Family dispute resolution week divorce finance toolkit

BECAUSE ONE SIZE DOESN’T FIT ALL

I want to say a few words about Family Dispute Resolution Week.  I was in Nottingham a few weeks ago to attend Resolution’s Dispute Resolution Conference.  It’s the third annual conference in a row and I keep going back because I meet lawyers, mediators and collaborative practitioners who are utterly committed to pushing the boundaries of their own practices to provide better outcomes for families.  This usually means keeping families out of the court process. So I learn a lot and I come away feeling inspired.  Which is just as well when having to deal with the obstacles that get in the way of real change.  Let me refer to the usual suspects.

The usual suspects

It is not easy to push boundaries in any professional practice.  Here are a few of the obstacles in the way of pushing family dispute resolution:

  • Public ignorance.  People simply don’t know enough about the dispute resolution options that are available.  Resolution has been pushing the options for many years and any reader who is unaware of the rich resources on the Resolution website needs to hop over there pretty quickly and bookmark it for future, constant reference.
  • Professional indifference. In a sense, lawyers are the gatekeepers to the dispute resolution options as far as the public are concerned.  This is one of the reasons that the loss of 1,000 high street legal firms in the last 12 months caused the take-up of mediation to be sliced in half.  But I still think the lawyers who are left could do a better job of ‘selling’ the merits of mediation, collaborative law or (the new kid on the block) arbitration. Perhaps some lawyers are worried about turning away business if they cannot offer mediation or the collaborative discipline.  Well, call me old-fashioned but lawyers should put the interests of their clients first.  So, if a family breakdown is crying out for dispute resolution instead of the family court trial by combat then the lawyers need to pack their clients off to a mediator or a collaborative practitioner.  Better still, they should get trained up themselves to be able to offer this resource to their clients.
  • Political ideology.  The UK government ‘discovered’ mediation relatively recently, in the same way that European settlers, wading out of the  American surf 450 years ago, ‘discovered’ the New World.  It had always been there.  But this new-found zeal for mediation unfortunately coincided with the financial meltdown: the perfect backdrop against which to attack legal aid, a pillar of the post-war welfare settlement between state and citizens.  Even better, this astonishing piece of vandalism against the body politic would serve to stick it hard and fast to two despised constituencies: the ‘undeserving’ poor and the fat cat lawyers.  In short: get rid of as much family legal aid as possible and force the low income  punters to run from the lawyers and into the welcoming arms of the army of mediators ready to take their place.  Yeah, that worked really well.  Hands up, Mr Grayling, didn’t you foresee that all the punters would run off to the courts as litigants in person putting a strain upon the court services whose budgets had already been slashed?

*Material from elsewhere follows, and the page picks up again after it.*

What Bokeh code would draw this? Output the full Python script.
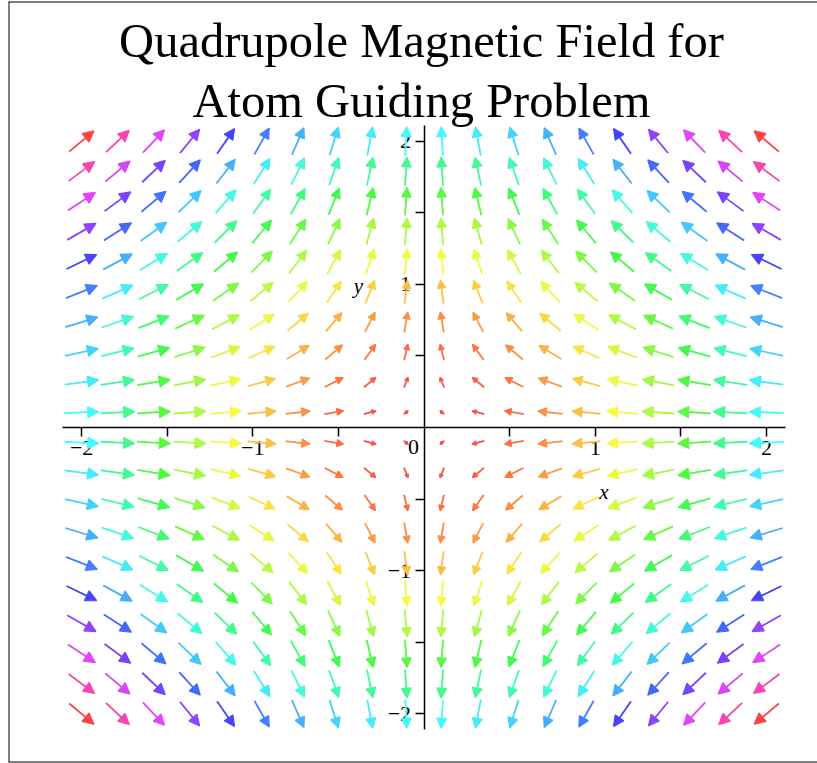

Better news: Family Dispute Resolution Week

Well, I like mediation anyway: always happy to get my clients off to see a mediator.  But mediation is not the only gig in town. You should check out collaborative law and family arbitration on the Resolution website.  How can you find out more?  Resolution, the national organisation of family lawyers is promoting the second …

Family Dispute Resolution Week

from the 25th to the 29th November 2013

 

Did you get that?   This means Resolution members throughout the country will be hosting events and trying to gain publicity for the alternatives to the court process.  In the main this means promoting the benefits of Mediation, the collaborative law process and Arbitration.  You may hear features on the radio, see articles in the local press or even bump into smiling faces at your local court handing out flyers and lending a sympathetic ear.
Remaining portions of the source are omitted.